A further objection to the testimony of Parkes and Evans concerns their use of rental value in assessing the value of defendants’ property. While it is clear that fair market value is the value to be determined by the jury in fixing compensation in an eminent domain case, it is also true that there is no absolute prohibition against admitting evidence of rental value, at least where it is presented and interpreted by an expert as a criterion in his assessment of the property’s fair market value. Union Railway Co. v. Hunton, 114 Tenn. 609, 88 S.W. 182 (1905); State v. Southerland, (Judge Todd), Tenn.App., Middle Section, March, 1976. Parkes and Evans are both experienced in appraising real estate. While rental value figured prominently in their discussion of the property’s worth, it does not appear that they used it as the sole test of value rather than as a guide to the property’s worth in the market. It follows that this objection to their testimony is also without merit.

Even if the admission of the testimony of Parkes and Evans were error, we would be compelled to find it harmless, for it is clear that the jury adopted none of it. The verdict was $450.00 for the land taken and $11,200.00 in incidental damages, and these figures are identical to those mentioned by the State’s own expert witness, Norman Hall.

The testimony of Hall and that of another State witness, W. S. McCrary, present the final point to be considered on this appeal. Hall’s testimony was that $11,-200.00 would be the total cost of relocating the gasoline pumps on defendants’ property and of other reworking necessary after the taking to enable the property to go back into operation as a service station. McCrary, a marketing representative for Exxon, which owned the gasoline pumps that were on the property at the time of condemnation, testified that the State had paid Exxon $8,400.00 for the expenses of removing its pumps from the property and paving over the damage done by the removal. It would appear as though the removal of the pumps and the attendant repair for which the State has already paid $8,400.00 would also accomplish part of the job of reworking the property for use as a service station, the total cost of which would be the $11,200.00 figure found by the jury as incidental damages. It is not clear, however, to what extent these two jobs and their costs overlap, or how much more money would be required to restore the property to suitability for a service station once Exxon has completed the work for which it has been paid. Since this line of testimony was entirely the State’s, it was up to the State to clarify it by explaining the relationship of these two elements of cost to one another. In the absence of such clarification, the State cannot possibly have cause for complaint in the jury’s selection as incidental *510damages of an amount to which its own witness testified.
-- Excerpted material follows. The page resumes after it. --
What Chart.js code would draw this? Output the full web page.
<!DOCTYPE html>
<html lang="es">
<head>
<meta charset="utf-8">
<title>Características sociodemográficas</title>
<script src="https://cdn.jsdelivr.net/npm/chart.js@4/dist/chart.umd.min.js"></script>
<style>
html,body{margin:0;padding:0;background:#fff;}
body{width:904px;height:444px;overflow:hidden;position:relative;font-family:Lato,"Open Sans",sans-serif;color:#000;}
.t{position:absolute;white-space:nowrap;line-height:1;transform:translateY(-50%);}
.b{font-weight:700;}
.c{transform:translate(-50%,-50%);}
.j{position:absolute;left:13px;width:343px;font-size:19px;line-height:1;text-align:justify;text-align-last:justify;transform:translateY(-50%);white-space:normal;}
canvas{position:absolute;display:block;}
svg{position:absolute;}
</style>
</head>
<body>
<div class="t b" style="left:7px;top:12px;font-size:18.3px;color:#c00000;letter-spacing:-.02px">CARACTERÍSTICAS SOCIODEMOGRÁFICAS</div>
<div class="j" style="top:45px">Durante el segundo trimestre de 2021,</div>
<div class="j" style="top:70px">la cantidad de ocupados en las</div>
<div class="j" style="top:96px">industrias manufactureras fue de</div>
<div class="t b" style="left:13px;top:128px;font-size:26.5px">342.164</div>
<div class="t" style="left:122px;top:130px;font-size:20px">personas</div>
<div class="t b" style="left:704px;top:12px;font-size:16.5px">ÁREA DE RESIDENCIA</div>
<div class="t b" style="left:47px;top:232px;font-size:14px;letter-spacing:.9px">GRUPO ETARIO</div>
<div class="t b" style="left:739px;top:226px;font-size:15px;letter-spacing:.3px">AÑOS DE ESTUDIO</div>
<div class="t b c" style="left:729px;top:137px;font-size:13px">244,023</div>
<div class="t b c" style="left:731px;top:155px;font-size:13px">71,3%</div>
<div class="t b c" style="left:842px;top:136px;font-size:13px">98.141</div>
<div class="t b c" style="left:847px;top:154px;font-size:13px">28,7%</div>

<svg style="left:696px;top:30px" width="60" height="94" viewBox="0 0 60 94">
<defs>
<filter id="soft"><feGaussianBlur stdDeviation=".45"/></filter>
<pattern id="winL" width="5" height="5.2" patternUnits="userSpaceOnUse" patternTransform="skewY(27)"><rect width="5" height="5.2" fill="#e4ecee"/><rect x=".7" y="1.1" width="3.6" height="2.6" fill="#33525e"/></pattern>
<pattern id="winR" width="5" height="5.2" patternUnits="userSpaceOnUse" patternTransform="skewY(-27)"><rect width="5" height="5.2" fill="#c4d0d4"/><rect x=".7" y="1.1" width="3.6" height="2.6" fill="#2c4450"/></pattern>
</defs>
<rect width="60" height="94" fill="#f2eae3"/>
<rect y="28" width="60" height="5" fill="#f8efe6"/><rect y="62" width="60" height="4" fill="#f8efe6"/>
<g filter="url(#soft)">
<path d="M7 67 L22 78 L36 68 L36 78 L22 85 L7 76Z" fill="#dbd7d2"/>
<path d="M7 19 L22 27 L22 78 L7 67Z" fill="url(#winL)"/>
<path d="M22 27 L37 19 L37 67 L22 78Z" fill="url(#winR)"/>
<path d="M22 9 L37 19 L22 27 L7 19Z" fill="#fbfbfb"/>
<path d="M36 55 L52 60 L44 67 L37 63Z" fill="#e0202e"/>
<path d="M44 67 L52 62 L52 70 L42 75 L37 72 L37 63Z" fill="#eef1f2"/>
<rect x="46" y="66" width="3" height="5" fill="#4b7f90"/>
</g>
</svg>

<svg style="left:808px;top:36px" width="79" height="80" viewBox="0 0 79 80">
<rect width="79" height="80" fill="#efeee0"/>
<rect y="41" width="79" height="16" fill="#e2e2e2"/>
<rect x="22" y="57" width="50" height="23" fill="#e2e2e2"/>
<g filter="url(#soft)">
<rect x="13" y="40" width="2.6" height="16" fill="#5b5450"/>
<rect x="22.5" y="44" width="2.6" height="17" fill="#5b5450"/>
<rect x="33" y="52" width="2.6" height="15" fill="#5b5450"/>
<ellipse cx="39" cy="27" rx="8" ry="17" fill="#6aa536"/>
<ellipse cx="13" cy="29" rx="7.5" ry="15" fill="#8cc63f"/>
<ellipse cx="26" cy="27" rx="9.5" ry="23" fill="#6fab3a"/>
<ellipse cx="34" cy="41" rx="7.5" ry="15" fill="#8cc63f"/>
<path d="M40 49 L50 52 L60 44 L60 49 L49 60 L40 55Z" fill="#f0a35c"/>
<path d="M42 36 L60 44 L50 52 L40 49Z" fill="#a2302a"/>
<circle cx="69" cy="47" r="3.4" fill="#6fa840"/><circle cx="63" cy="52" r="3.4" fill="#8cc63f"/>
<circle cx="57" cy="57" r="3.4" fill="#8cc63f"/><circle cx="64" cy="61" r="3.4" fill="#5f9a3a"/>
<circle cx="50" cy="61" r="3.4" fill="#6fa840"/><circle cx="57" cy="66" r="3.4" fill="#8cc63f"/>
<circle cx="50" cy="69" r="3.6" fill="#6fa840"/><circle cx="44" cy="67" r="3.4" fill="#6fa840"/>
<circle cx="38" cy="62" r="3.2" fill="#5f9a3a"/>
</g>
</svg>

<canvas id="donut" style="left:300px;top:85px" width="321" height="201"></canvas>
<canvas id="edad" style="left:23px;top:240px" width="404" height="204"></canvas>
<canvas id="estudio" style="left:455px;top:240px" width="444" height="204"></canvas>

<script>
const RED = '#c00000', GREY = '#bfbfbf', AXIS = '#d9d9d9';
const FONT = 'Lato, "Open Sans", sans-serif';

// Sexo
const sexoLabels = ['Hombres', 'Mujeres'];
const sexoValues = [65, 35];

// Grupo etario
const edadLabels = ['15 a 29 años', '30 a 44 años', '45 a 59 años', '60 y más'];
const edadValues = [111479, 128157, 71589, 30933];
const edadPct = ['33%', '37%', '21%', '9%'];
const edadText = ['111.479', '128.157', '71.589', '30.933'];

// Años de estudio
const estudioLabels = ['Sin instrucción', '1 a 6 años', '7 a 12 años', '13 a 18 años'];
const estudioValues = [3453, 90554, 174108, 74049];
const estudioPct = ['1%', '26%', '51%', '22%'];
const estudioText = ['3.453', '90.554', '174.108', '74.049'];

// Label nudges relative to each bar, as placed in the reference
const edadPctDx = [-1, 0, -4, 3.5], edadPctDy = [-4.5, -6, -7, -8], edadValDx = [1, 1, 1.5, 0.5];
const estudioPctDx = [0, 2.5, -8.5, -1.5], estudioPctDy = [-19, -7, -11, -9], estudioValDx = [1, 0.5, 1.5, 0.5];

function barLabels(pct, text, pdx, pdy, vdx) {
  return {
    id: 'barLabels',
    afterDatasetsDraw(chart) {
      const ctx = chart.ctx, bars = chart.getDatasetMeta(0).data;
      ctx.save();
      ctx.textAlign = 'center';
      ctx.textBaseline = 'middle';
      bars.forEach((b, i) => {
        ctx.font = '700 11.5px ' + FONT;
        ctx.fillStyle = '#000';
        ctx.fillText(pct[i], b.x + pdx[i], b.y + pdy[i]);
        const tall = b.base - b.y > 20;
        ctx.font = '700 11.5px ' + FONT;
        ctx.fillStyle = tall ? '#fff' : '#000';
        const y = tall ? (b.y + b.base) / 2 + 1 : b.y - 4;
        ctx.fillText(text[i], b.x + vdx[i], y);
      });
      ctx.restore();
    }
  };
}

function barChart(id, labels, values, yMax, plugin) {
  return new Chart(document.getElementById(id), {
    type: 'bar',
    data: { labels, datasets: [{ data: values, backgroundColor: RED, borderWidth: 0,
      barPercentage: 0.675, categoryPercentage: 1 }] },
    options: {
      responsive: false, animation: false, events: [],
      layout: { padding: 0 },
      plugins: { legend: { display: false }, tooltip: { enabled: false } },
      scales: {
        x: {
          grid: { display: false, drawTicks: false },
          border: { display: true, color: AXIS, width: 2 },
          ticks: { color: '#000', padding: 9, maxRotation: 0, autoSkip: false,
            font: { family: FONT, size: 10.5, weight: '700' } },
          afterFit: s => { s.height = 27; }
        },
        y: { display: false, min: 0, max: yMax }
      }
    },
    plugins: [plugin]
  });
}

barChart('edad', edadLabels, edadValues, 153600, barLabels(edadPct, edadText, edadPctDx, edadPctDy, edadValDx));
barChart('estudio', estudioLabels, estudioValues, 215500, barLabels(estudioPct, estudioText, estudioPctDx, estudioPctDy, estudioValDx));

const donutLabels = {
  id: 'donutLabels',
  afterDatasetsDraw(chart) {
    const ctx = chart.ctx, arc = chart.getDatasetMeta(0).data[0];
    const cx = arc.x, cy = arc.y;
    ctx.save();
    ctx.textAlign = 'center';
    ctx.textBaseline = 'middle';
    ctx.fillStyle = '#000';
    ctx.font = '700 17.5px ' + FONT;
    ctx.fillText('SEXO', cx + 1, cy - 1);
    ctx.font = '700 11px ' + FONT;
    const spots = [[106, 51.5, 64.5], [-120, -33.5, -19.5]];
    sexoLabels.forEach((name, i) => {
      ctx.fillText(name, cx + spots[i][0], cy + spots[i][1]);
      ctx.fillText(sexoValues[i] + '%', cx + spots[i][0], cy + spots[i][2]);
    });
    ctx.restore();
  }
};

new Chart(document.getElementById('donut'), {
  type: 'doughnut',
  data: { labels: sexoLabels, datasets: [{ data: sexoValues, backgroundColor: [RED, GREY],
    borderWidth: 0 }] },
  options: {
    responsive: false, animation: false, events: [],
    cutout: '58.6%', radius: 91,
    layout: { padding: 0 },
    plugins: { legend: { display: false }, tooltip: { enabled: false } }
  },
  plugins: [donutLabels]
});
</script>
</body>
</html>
To conclude, we find that the testimony of Parkes and Evans was not improperly admitted, and that any error in its admission would have been harmless in any case. The jury, having heard the conflicting contentions of both sides as to the property’s uses and value, was properly instructed and returned a verdict firmly grounded on the evidence. Since all evidence was properly admitted and since the verdict is supported by the evidence, both of the State’s assignments of error must be overruled and the judgment below affirmed.

Affirmed.

SHRIVER, P. J., and TODD, J., concur.